Schwab sought to capitalize on a recent corporate trend, following the 2011 U.S. Supreme Court decision in AT&T Mobility v. Concepcion, which permitted corporations to insert class-action bans within forced arbitration clauses in their one-sided contracts with consumers, investors and employees.
Forced arbitration clauses are used overwhelmingly by the securities and financial services industries. The practice deprives individuals of their right to seek redress in court. Studies and surveys on FINRA arbitration have shown that biases in favor of corporate entities and against weaker investors are evident in the private arbitration process.

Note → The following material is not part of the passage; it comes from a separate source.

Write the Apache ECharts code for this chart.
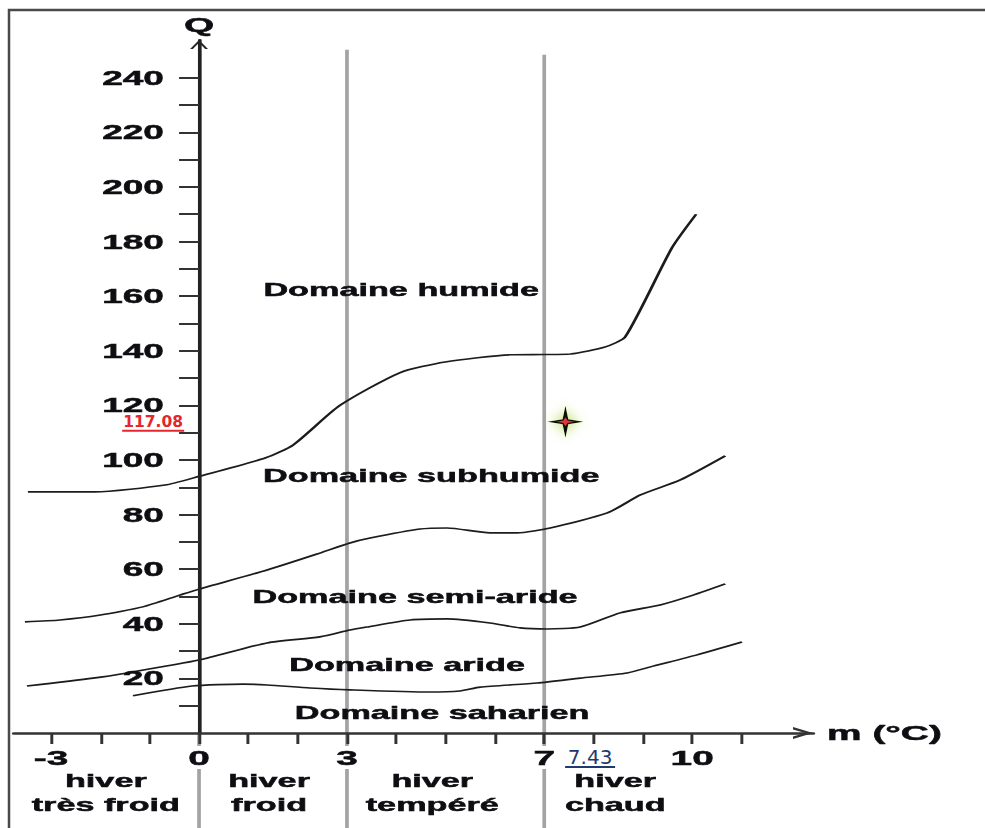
<!DOCTYPE html>
<html><head><meta charset="utf-8">
<script src="https://cdn.jsdelivr.net/npm/echarts@6/dist/echarts.min.js"></script>
<style>
html,body{margin:0;padding:0;width:985px;height:828px;overflow:hidden;background:#fff;}
#main{position:absolute;left:0;top:0;width:532.43px;height:828px;transform:scaleX(1.85);transform-origin:0 0;}
#over{position:absolute;left:0;top:0;width:985px;height:828px;pointer-events:none;}
</style></head><body>
<div id="main"></div><div id="over"></div>
<script>
// ---------- data ----------
const xTickValues = [-3,-2,-1,0,1,2,3,4,5,6,7,8,9,10,11];
const xLabelValues = [-3,0,3,7,10];
const yTickValues = [10,20,30,40,50,60,70,80,90,100,110,120,130,140,150,160,170,180,190,200,210,220,230,240];
const yLabelValues = [20,40,60,80,100,120,140,160,180,200,220,240];

const limitHumide = [[-3.47,88.3],[-2.11,88.3],[-0.69,90.8],[0,94],[1.34,100.7],[1.91,105.5],[2.86,120],[4.08,132],[4.99,135.9],[6.31,138.5],[7.0,138.6],[7.53,138.8],[8.24,141.4],[8.64,145],[9.59,177.7],[10.08,190]];
const limitSubhumide = [[-3.53,40.7],[-2.82,41.4],[-2.0,43.2],[-1.14,46.2],[-0.39,50.5],[0,52.7],[1.38,59.7],[2.45,65.9],[3.06,69.6],[3.47,71.4],[4.48,74.7],[5.03,75.1],[5.9,73.3],[6.45,73.3],[7.12,75.1],[8.28,80.6],[8.95,87.2],[9.76,92.7],[10.67,101.5]];
const limitSemiAride = [[-3.49,17.2],[-2.15,20.1],[-1.46,22],[0,26.7],[1.38,33],[2.45,35.2],[3.06,37.7],[3.4,38.8],[4.28,41.4],[5.03,41.8],[5.9,40.3],[6.51,38.5],[7.06,38.1],[7.73,38.8],[8.54,44],[9.35,46.9],[10.02,50.5],[10.67,54.6]];
const limitAride = [[-1.34,13.6],[-0.14,17.2],[0.89,17.9],[1.38,17.6],[2.25,16.5],[3.06,15.8],[4.68,15],[5.29,15.4],[5.7,16.8],[6.86,18.3],[7.73,20.1],[8.68,22],[9.21,24.5],[10.1,28.6],[11.01,33.3]];

const domainNames = ['Domaine humide','Domaine subhumide','Domaine semi-aride','Domaine aride','Domaine saharien'];
const domainAnchors = [[4.10,162.3],[4.71,94.1],[4.38,49.8],[4.22,24.9],[4.93,7.3]];

const winterNames = ['hiver\ntrès froid','hiver\nfroid','hiver\ntempéré','hiver\nchaud'];
const winterAnchors = [[-1.89,-22],[1.42,-22],[4.73,-22],[8.44,-22]];

const dividerX = [0,3,7];
const dividerTop = [0,250.2,248.4];
const dividerBottom = -35;

const stationM = 7.43;
const stationQPlot = 114;
const stationQText = '117.08';
const stationMText = '7.43';
const qLabelAnchor = [-0.93,114.0];
const mLabelAnchor = [7.93,-8.8];

// ---------- layout ----------
const S = 1.85;
const X_MIN = -3.75, X_MAX = 12.45, Y_MIN = 0, Y_MAX = 253.8;
const G_LEFT = 14.1, G_TOP = 40, G_W = 798.9, G_H = 693;
const FONT = 'Liberation Sans';
const INK = '#0e0e12';
const HIDDEN = {color:'rgba(0,0,0,0)', opacity:1};
const HEAVY = {textBorderColor:INK, textBorderWidth:0.5};
// y axis sits at m = 0: shift it right from the grid's left edge
const Y_AXIS_OFFSET = -((0 - X_MIN) / (X_MAX - X_MIN)) * (G_W / S);

const main = echarts.init(document.getElementById('main'), null, {renderer:'svg'});

function curve(data){
  return {type:'line', data:data, smooth:0.22, symbol:'none', silent:true, z:3,
    lineStyle:{color:'#1c1c1c', width:1.6}};
}
const dividerSeries = dividerX.map((x,i)=>({
  type:'line', symbol:'none', silent:true, clip:false, z:1,
  data:[[x,dividerTop[i]],[x,dividerBottom]],
  lineStyle:{color:'#a3a3a3', width:2}
}));

main.setOption({
  animation:false,
  grid:{left:G_LEFT/S, top:G_TOP, width:G_W/S, height:G_H, containLabel:false, outerBoundsMode:'none'},
  xAxis:{type:'value', min:X_MIN, max:X_MAX, z:5,
    name:'m (°C)', nameLocation:'end', nameGap:7.6,
    nameTextStyle:Object.assign({fontFamily:FONT, fontWeight:'bold', fontSize:21, color:INK, verticalAlign:'middle'}, HEAVY),
    axisLine:{onZero:true, lineStyle:{color:'#333', width:2.5},
      symbol:['none','path://M0,10.8 L6,0 L12,10.8 L9.6,10.8 L6,4.32 L2.4,10.8 Z'],
      symbolSize:[12,10.8], symbolOffset:[0,-5.4]},
    axisTick:{show:true, customValues:xTickValues, length:11, lineStyle:{color:'#333', width:1.6}},
    axisLabel:Object.assign({customValues:xLabelValues, margin:13, fontFamily:FONT, fontWeight:'bold', fontSize:21, color:INK,
      backgroundColor:'#fff', padding:[1,2]}, HEAVY),
    splitLine:{show:false}},
  yAxis:{type:'value', min:Y_MIN, max:Y_MAX, z:5, position:'left', offset:Y_AXIS_OFFSET,
    name:'Q', nameLocation:'end', nameGap:5,
    nameTextStyle:Object.assign({fontFamily:FONT, fontWeight:'bold', fontSize:21, color:INK}, HEAVY),
    axisLine:{show:true, onZero:false, lineStyle:{color:'#222', width:2},
      symbol:['none','path://M0,9 L4.85,0 L9.7,9 L8.2,9 L4.85,2.78 L1.5,9 Z'],
      symbolSize:[9.7,9], symbolOffset:[0,-4.5]},
    axisTick:{show:true, customValues:yTickValues, length:10.8, lineStyle:{color:'#333', width:2}},
    axisLabel:Object.assign({customValues:yLabelValues, margin:19, fontFamily:FONT, fontWeight:'bold', fontSize:20, color:INK}, HEAVY),
    splitLine:{show:false}},
  series:[
    ...dividerSeries,
    curve(limitHumide), curve(limitSubhumide), curve(limitSemiAride), curve(limitAride),
    {type:'scatter', silent:true, symbolSize:1, itemStyle:HIDDEN, z:4,
      data:domainAnchors.map((p,i)=>({value:p, name:domainNames[i]})),
      label:Object.assign({show:true, position:'inside', formatter:'{b}', fontFamily:FONT, fontWeight:'bold', fontSize:18.5, color:INK, opacity:1}, HEAVY)},
    {type:'scatter', silent:true, clip:false, symbolSize:1, itemStyle:HIDDEN, z:4,
      data:winterAnchors.map((p,i)=>({value:p, name:winterNames[i]})),
      label:Object.assign({show:true, position:'inside', formatter:'{b}', fontFamily:FONT, fontWeight:'bold', fontSize:18.5, lineHeight:24, color:INK, align:'center', opacity:1}, HEAVY)}
  ]
});

// ---------- overlay (annotations, not stretched) ----------
const over = echarts.init(document.getElementById('over'), null, {renderer:'svg'});
over.setOption({
  animation:false,
  grid:{left:G_LEFT, top:G_TOP, width:G_W, height:G_H, containLabel:false, outerBoundsMode:'none'},
  xAxis:{type:'value', min:X_MIN, max:X_MAX, show:false},
  yAxis:{type:'value', min:Y_MIN, max:Y_MAX, show:false},
  series:[
    {type:'scatter', silent:true, clip:false, z:5,
      symbol:'path://M50,0 L58,42 L100,50 L58,58 L50,100 L42,58 L0,50 L42,42 Z', symbolSize:[36,32],
      itemStyle:{color:'#0c0c0c', opacity:1, shadowBlur:12, shadowColor:'rgba(170,215,60,1)'},
      data:[[stationM, stationQPlot]]},
    {type:'scatter', silent:true, clip:false, z:6,
      symbol:'path://M50,20 L62,42 L100,50 L62,58 L50,80 L38,58 L0,50 L38,42 Z', symbolSize:[18,9],
      itemStyle:{color:'#e2323c', opacity:1},
      data:[[stationM, stationQPlot]]},
    {type:'scatter', silent:true, clip:false, symbolSize:1, itemStyle:HIDDEN, z:6,
      data:[{value:qLabelAnchor, name:stationQText}],
      label:{show:true, position:'inside', formatter:'{b}', fontFamily:'DejaVu Sans', fontWeight:'bold', fontSize:15.5, color:'#e5262c', opacity:1, textBorderWidth:0}},
    {type:'scatter', silent:true, clip:false, symbolSize:1, itemStyle:HIDDEN, z:6,
      data:[{value:mLabelAnchor, name:stationMText}],
      label:{show:true, position:'inside', formatter:'{b}', fontFamily:'DejaVu Sans', fontSize:20, color:'#1f3a6e', opacity:1, textBorderWidth:0}}
  ]
});
const qp = over.convertToPixel({gridIndex:0}, qLabelAnchor);
const mp = over.convertToPixel({gridIndex:0}, mLabelAnchor);
over.setOption({
  graphic:[
    {type:'polyline', silent:true, shape:{points:[[9,828],[9,10],[985,10]]}, style:{stroke:'#4a4a4a', lineWidth:2.5, fill:null}},
    {type:'line', silent:true, shape:{x1:qp[0]-31, y1:qp[1]+9, x2:qp[0]+31, y2:qp[1]+9}, style:{stroke:'#e5262c', lineWidth:2}},
    {type:'line', silent:true, shape:{x1:mp[0]-25, y1:mp[1]+10, x2:mp[0]+25, y2:mp[1]+10}, style:{stroke:'#1f3a6e', lineWidth:2}}
  ]
});
</script>
</body></html>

Although limited to arbitration, investors who had similar claims against a broker-dealer could, under FINRA rules, band together in a single action in court against the firm. However, FINRA’s decision eliminates class actions, leaving serious claims such as fraud, unsuitable trading, breach of fiduciary duty and other securities law violations to be resolved in secret forums on an individual basis.
Even before FINRA’s ruling, Massachusetts Secretary of the Commonwealth William Galvin took a public stance against arbitration clauses in investor-broker contracts, calling them “troubling” and a “cause for concern.” He then rightly called for the Securities and Exchange Commission (SEC) to take action.
The SEC can and must protect its investors and preserve the integrity of securities markets by exercising authority granted to it under the 2010 Dodd-Frank financial reform law. It should immediately issue a rule to eliminate forced arbitration by Wall Street. It should prohibit forced arbitration and class-action bans in broker-dealer contracts with investors. It’s the only way that investors will be able to hold broker-dealers accountable for their malfeasance.